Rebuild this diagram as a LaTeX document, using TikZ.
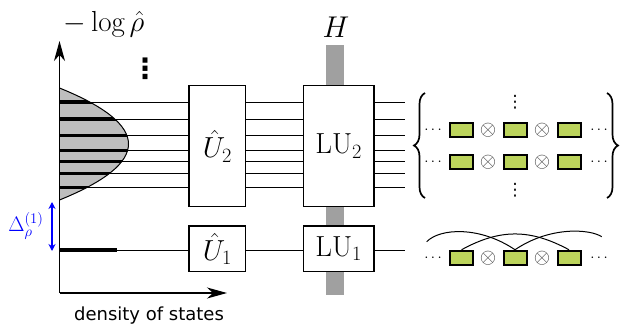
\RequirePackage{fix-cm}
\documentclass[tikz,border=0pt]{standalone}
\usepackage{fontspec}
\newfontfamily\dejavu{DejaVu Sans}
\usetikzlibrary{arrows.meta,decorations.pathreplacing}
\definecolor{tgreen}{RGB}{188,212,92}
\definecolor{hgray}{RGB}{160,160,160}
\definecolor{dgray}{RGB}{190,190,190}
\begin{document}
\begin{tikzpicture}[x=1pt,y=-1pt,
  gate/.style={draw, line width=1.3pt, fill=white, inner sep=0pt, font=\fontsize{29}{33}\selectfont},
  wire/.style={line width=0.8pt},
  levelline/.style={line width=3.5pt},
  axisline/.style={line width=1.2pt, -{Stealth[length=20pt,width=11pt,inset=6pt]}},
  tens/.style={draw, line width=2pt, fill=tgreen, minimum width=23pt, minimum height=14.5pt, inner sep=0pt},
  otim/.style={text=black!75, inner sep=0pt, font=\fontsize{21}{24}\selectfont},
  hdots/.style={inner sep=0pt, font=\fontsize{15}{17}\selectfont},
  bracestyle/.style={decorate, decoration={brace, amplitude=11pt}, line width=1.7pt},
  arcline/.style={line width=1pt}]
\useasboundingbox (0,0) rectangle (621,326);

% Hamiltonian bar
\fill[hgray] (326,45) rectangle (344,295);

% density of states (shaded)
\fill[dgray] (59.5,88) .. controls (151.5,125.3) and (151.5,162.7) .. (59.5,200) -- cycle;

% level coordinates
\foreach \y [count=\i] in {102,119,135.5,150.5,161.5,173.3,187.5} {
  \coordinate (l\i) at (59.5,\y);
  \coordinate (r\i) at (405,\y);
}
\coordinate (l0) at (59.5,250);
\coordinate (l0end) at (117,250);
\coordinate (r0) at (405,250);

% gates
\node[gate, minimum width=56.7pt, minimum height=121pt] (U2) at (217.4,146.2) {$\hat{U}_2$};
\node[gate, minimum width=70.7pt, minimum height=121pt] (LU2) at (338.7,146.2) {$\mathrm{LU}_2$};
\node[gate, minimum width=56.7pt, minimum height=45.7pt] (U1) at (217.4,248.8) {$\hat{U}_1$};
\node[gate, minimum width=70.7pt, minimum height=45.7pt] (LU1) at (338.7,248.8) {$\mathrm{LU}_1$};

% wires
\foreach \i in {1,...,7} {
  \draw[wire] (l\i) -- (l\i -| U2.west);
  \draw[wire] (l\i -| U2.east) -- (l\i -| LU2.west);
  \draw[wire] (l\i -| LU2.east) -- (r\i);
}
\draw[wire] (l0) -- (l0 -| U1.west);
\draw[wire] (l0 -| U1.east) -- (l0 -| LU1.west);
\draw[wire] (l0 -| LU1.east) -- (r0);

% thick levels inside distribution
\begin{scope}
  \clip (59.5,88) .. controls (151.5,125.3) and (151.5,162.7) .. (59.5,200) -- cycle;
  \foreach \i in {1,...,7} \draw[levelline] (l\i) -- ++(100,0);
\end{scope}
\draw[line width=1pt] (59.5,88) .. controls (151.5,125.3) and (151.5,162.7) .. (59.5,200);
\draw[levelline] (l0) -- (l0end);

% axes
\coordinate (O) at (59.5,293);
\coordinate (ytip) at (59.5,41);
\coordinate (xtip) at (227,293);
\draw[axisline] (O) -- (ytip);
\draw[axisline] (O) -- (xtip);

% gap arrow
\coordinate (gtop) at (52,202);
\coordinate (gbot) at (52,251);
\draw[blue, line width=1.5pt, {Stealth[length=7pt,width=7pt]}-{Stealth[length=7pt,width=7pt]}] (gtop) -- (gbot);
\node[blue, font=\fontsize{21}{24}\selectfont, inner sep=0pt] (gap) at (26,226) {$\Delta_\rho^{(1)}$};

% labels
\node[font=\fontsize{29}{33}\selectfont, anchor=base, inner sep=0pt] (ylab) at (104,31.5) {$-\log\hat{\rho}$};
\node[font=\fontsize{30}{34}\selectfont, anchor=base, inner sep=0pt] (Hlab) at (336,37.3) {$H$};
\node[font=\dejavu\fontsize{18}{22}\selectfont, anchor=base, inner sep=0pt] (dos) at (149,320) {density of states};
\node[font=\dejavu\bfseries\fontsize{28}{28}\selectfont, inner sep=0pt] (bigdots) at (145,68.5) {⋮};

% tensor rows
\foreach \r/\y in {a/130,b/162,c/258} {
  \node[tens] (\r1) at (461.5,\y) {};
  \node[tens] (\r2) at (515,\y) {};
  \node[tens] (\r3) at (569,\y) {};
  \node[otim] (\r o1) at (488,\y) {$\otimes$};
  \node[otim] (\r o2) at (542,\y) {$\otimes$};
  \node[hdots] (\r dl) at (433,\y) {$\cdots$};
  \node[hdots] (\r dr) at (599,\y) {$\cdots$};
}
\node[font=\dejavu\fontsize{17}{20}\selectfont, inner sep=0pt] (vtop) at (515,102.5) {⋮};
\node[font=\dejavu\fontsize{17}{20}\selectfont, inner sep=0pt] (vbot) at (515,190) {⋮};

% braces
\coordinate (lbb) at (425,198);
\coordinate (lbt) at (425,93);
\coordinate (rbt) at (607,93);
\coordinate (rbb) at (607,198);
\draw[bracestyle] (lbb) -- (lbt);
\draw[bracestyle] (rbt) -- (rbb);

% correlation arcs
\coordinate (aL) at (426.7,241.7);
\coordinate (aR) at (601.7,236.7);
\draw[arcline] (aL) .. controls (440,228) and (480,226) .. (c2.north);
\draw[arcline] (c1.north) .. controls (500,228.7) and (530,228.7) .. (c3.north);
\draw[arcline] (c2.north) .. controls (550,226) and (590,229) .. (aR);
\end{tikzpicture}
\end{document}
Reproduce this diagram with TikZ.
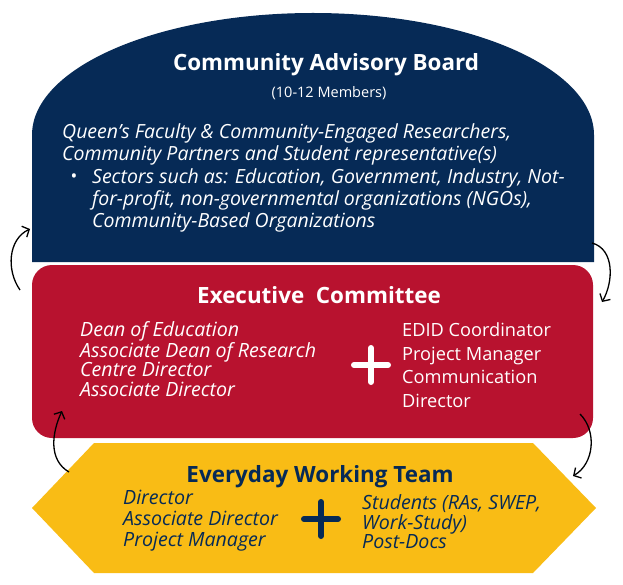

# # # # #

* [Exercise objective]
Check each line above for the string "diagram" and report how many lines have it, giving only the number.

* [Response below]
2